Copy each line below exactly and leave the pictures out.

##### Supplied records

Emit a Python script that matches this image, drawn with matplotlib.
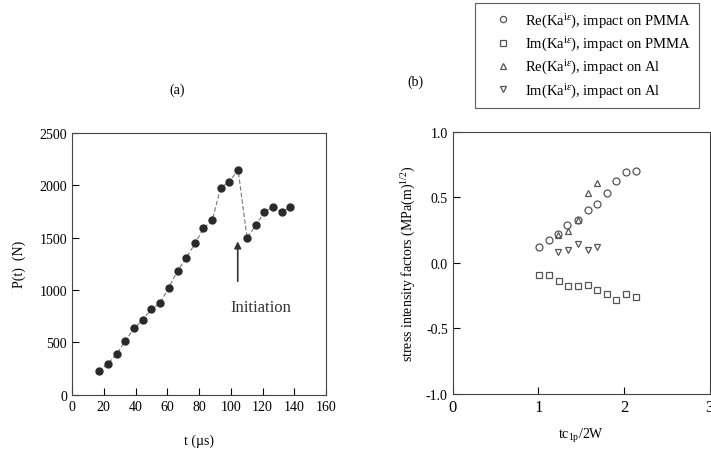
import matplotlib
matplotlib.use("Agg")
import matplotlib.pyplot as plt

plt.rcParams['font.family'] = ['Liberation Serif', 'DejaVu Serif']
plt.rcParams['mathtext.fontset'] = 'custom'
plt.rcParams['mathtext.rm'] = 'Liberation Serif'
plt.rcParams['mathtext.it'] = 'Liberation Serif:italic'

# Panel (a): load vs time
t_us = [16.8, 22.4, 28.1, 33.5, 39.2, 44.5, 49.9, 55.4, 60.8, 66.5, 71.9, 77.6,
        82.8, 88.3, 93.7, 99.2, 104.6, 110.3, 115.7, 121.2, 126.7, 132.1, 137.6]
load_N = [225, 295, 387, 517, 635, 714, 816, 873, 1022, 1181, 1308, 1444,
          1587, 1663, 1975, 2032, 2146, 1495, 1616, 1740, 1794, 1740, 1794]

# Panel (b): stress intensity factors
x_pmma = [1.01, 1.12, 1.23, 1.34, 1.46, 1.575, 1.684, 1.797, 1.906, 2.02, 2.136]
re_pmma = [0.122, 0.173, 0.221, 0.292, 0.330, 0.404, 0.452, 0.536, 0.623, 0.694, 0.704]
x_pmma_im = [1.01, 1.12, 1.24, 1.35, 1.46, 1.575, 1.684, 1.797, 1.91, 2.02, 2.136]
im_pmma = [-0.089, -0.089, -0.135, -0.178, -0.178, -0.170, -0.208, -0.241, -0.287, -0.236, -0.259]
x_al = [1.232, 1.349, 1.466, 1.575, 1.684]
re_al = [0.216, 0.239, 0.330, 0.529, 0.610]
im_al = [0.081, 0.097, 0.147, 0.097, 0.119]

fig = plt.figure(figsize=(7.11, 4.56), dpi=100)

# ---- panel (a)
ax1 = fig.add_axes([0.1013, 0.1316, 0.3572, 0.5756])
ax1.plot(t_us, load_N, linestyle=(0, (4, 2)), color='#777777', linewidth=0.8,
         marker='o', markersize=5, markerfacecolor='#2a2a2a', markeredgecolor='#2a2a2a')
ax1.set_xlim(0, 160)
ax1.set_ylim(0, 2500)
ax1.set_xticks(range(0, 161, 20))
ax1.set_yticks(range(0, 2501, 500))
ax1.tick_params(direction='in', length=5, labelsize=10, top=False, right=False)
for s in ax1.spines.values():
    s.set_color('#444444')
ax1.set_xlabel('t (\u00b5s)', fontsize=10, labelpad=15)
ax1.set_ylabel('P(t)  (N)', fontsize=10, labelpad=10)
ax1.annotate('', xy=(104.4, 1490), xytext=(104.4, 1057),
             arrowprops=dict(arrowstyle='-|>', color='#333333', lw=1.2, mutation_scale=10))
ax1.text(118.9, 835, 'Initiation', fontsize=12, ha='center', va='center', color='#333333')
fig.text(177 / 711, 1 - 90 / 456, '(a)', fontsize=10, ha='center', va='center')

# ---- panel (b)
ax2 = fig.add_axes([0.6367, 0.1338, 0.3613, 0.5752])
mk = dict(linestyle='none', markersize=5, markerfacecolor='none',
          markeredgecolor='#555555', markeredgewidth=0.9)
ax2.plot(x_pmma, re_pmma, marker='o', label=r'Re(Ka$^{\mathrm{i}\varepsilon}$), impact on PMMA', **mk)
ax2.plot(x_pmma_im, im_pmma, marker='s', label=r'Im(Ka$^{\mathrm{i}\varepsilon}$), impact on PMMA', **mk)
ax2.plot(x_al, re_al, marker='^', label=r'Re(Ka$^{\mathrm{i}\varepsilon}$), impact on Al', **mk)
ax2.plot(x_al, im_al, marker='v', label=r'Im(Ka$^{\mathrm{i}\varepsilon}$), impact on Al', **mk)
ax2.set_xlim(0, 3)
ax2.set_ylim(-1.0, 1.0)
ax2.set_xticks([0, 1, 2, 3])
ax2.set_yticks([-1.0, -0.5, 0.0, 0.5, 1.0])
ax2.set_yticklabels(['-1.0', '-0.5', '0.0', '0.5', '1.0'])
ax2.tick_params(axis='x', direction='in', length=5, labelsize=12, top=False)
ax2.tick_params(axis='y', direction='in', length=5, labelsize=10, right=False)
for s in ax2.spines.values():
    s.set_color('#444444')
ax2.set_xlabel(r'$\mathrm{tc}_{\mathrm{1p}}\mathrm{/2W}$', fontsize=10, labelpad=8)
ax2.set_ylabel(r'stress intensity factors (MPa(m)$^{\mathrm{1/2}}$)', fontsize=10, labelpad=6)
fig.text(415 / 711, 1 - 82 / 456, '(b)', fontsize=10, ha='center', va='center')

h, l = ax2.get_legend_handles_labels()
leg = fig.legend(h, l, loc='upper left', bbox_to_anchor=(0.668, 0.992),
                 fontsize=10.5, frameon=True, fancybox=False, edgecolor='#333333',
                 handlelength=2.7, handletextpad=0.1, borderpad=0.6, labelspacing=0.35,
                 markerscale=0.9, borderaxespad=0)
leg.get_frame().set_linewidth(0.8)

fig.savefig('out.png', dpi=100)
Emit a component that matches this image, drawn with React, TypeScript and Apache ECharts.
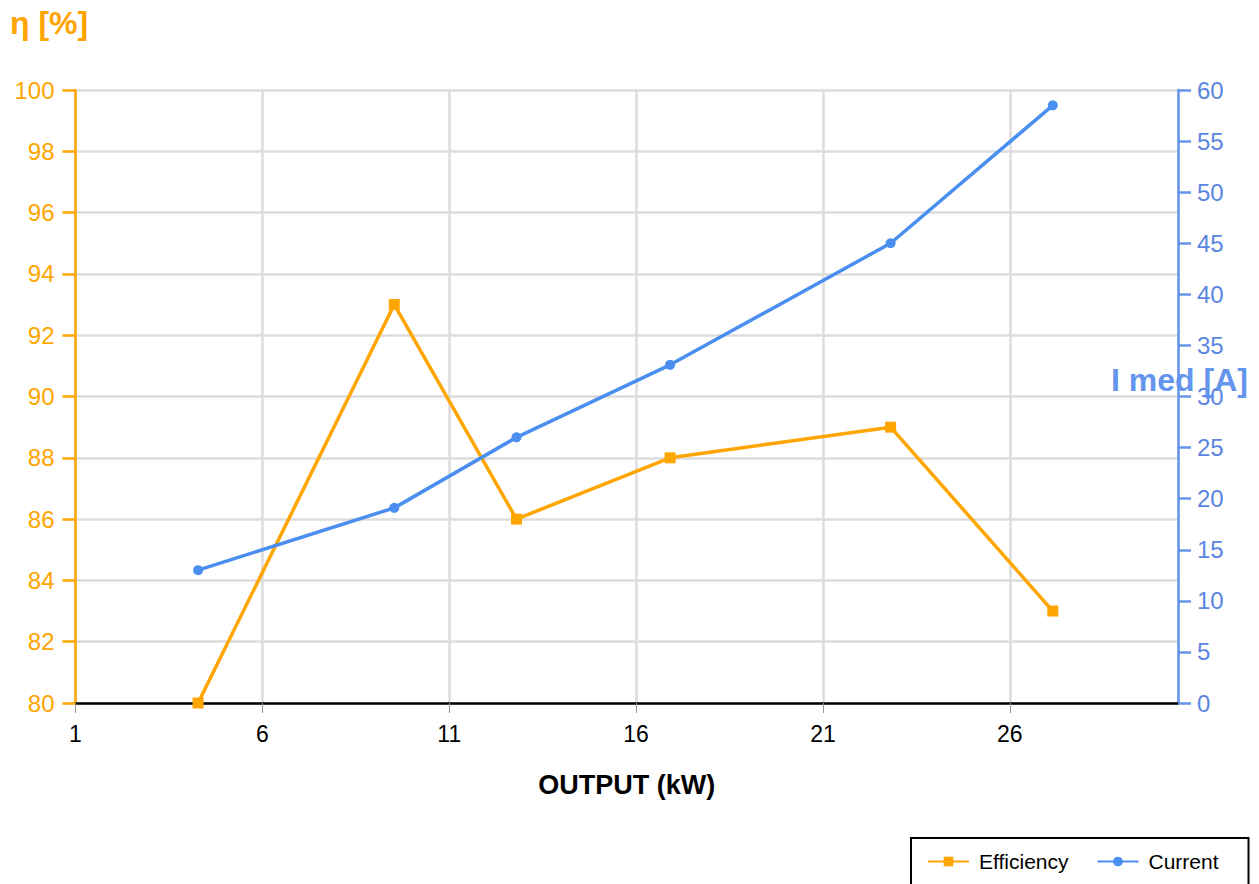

##########

• [Solution to this problem]:
Emit a Python script that matches this image, drawn with matplotlib.
import matplotlib
matplotlib.use("Agg")
import matplotlib.pyplot as plt

plt.rcParams['font.family'] = ['Liberation Serif', 'DejaVu Serif']
plt.rcParams['mathtext.fontset'] = 'custom'
plt.rcParams['mathtext.rm'] = 'Liberation Serif'
plt.rcParams['mathtext.it'] = 'Liberation Serif:italic'

# Panel (a): load vs time
t_us = [16.8, 22.4, 28.1, 33.5, 39.2, 44.5, 49.9, 55.4, 60.8, 66.5, 71.9, 77.6,
        82.8, 88.3, 93.7, 99.2, 104.6, 110.3, 115.7, 121.2, 126.7, 132.1, 137.6]
load_N = [225, 295, 387, 517, 635, 714, 816, 873, 1022, 1181, 1308, 1444,
          1587, 1663, 1975, 2032, 2146, 1495, 1616, 1740, 1794, 1740, 1794]

# Panel (b): stress intensity factors
x_pmma = [1.01, 1.12, 1.23, 1.34, 1.46, 1.575, 1.684, 1.797, 1.906, 2.02, 2.136]
re_pmma = [0.122, 0.173, 0.221, 0.292, 0.330, 0.404, 0.452, 0.536, 0.623, 0.694, 0.704]
x_pmma_im = [1.01, 1.12, 1.24, 1.35, 1.46, 1.575, 1.684, 1.797, 1.91, 2.02, 2.136]
im_pmma = [-0.089, -0.089, -0.135, -0.178, -0.178, -0.170, -0.208, -0.241, -0.287, -0.236, -0.259]
x_al = [1.232, 1.349, 1.466, 1.575, 1.684]
re_al = [0.216, 0.239, 0.330, 0.529, 0.610]
im_al = [0.081, 0.097, 0.147, 0.097, 0.119]

fig = plt.figure(figsize=(7.11, 4.56), dpi=100)

# ---- panel (a)
ax1 = fig.add_axes([0.1013, 0.1316, 0.3572, 0.5756])
ax1.plot(t_us, load_N, linestyle=(0, (4, 2)), color='#777777', linewidth=0.8,
         marker='o', markersize=5, markerfacecolor='#2a2a2a', markeredgecolor='#2a2a2a')
ax1.set_xlim(0, 160)
ax1.set_ylim(0, 2500)
ax1.set_xticks(range(0, 161, 20))
ax1.set_yticks(range(0, 2501, 500))
ax1.tick_params(direction='in', length=5, labelsize=10, top=False, right=False)
for s in ax1.spines.values():
    s.set_color('#444444')
ax1.set_xlabel('t (\u00b5s)', fontsize=10, labelpad=15)
ax1.set_ylabel('P(t)  (N)', fontsize=10, labelpad=10)
ax1.annotate('', xy=(104.4, 1490), xytext=(104.4, 1057),
             arrowprops=dict(arrowstyle='-|>', color='#333333', lw=1.2, mutation_scale=10))
ax1.text(118.9, 835, 'Initiation', fontsize=12, ha='center', va='center', color='#333333')
fig.text(177 / 711, 1 - 90 / 456, '(a)', fontsize=10, ha='center', va='center')

# ---- panel (b)
ax2 = fig.add_axes([0.6367, 0.1338, 0.3613, 0.5752])
mk = dict(linestyle='none', markersize=5, markerfacecolor='none',
          markeredgecolor='#555555', markeredgewidth=0.9)
ax2.plot(x_pmma, re_pmma, marker='o', label=r'Re(Ka$^{\mathrm{i}\varepsilon}$), impact on PMMA', **mk)
ax2.plot(x_pmma_im, im_pmma, marker='s', label=r'Im(Ka$^{\mathrm{i}\varepsilon}$), impact on PMMA', **mk)
ax2.plot(x_al, re_al, marker='^', label=r'Re(Ka$^{\mathrm{i}\varepsilon}$), impact on Al', **mk)
ax2.plot(x_al, im_al, marker='v', label=r'Im(Ka$^{\mathrm{i}\varepsilon}$), impact on Al', **mk)
ax2.set_xlim(0, 3)
ax2.set_ylim(-1.0, 1.0)
ax2.set_xticks([0, 1, 2, 3])
ax2.set_yticks([-1.0, -0.5, 0.0, 0.5, 1.0])
ax2.set_yticklabels(['-1.0', '-0.5', '0.0', '0.5', '1.0'])
ax2.tick_params(axis='x', direction='in', length=5, labelsize=12, top=False)
ax2.tick_params(axis='y', direction='in', length=5, labelsize=10, right=False)
for s in ax2.spines.values():
    s.set_color('#444444')
ax2.set_xlabel(r'$\mathrm{tc}_{\mathrm{1p}}\mathrm{/2W}$', fontsize=10, labelpad=8)
ax2.set_ylabel(r'stress intensity factors (MPa(m)$^{\mathrm{1/2}}$)', fontsize=10, labelpad=6)
fig.text(415 / 711, 1 - 82 / 456, '(b)', fontsize=10, ha='center', va='center')

h, l = ax2.get_legend_handles_labels()
leg = fig.legend(h, l, loc='upper left', bbox_to_anchor=(0.668, 0.992),
                 fontsize=10.5, frameon=True, fancybox=False, edgecolor='#333333',
                 handlelength=2.7, handletextpad=0.1, borderpad=0.6, labelspacing=0.35,
                 markerscale=0.9, borderaxespad=0)
leg.get_frame().set_linewidth(0.8)

fig.savefig('out.png', dpi=100)
Emit a component that matches this image, drawn with React, TypeScript and Apache ECharts.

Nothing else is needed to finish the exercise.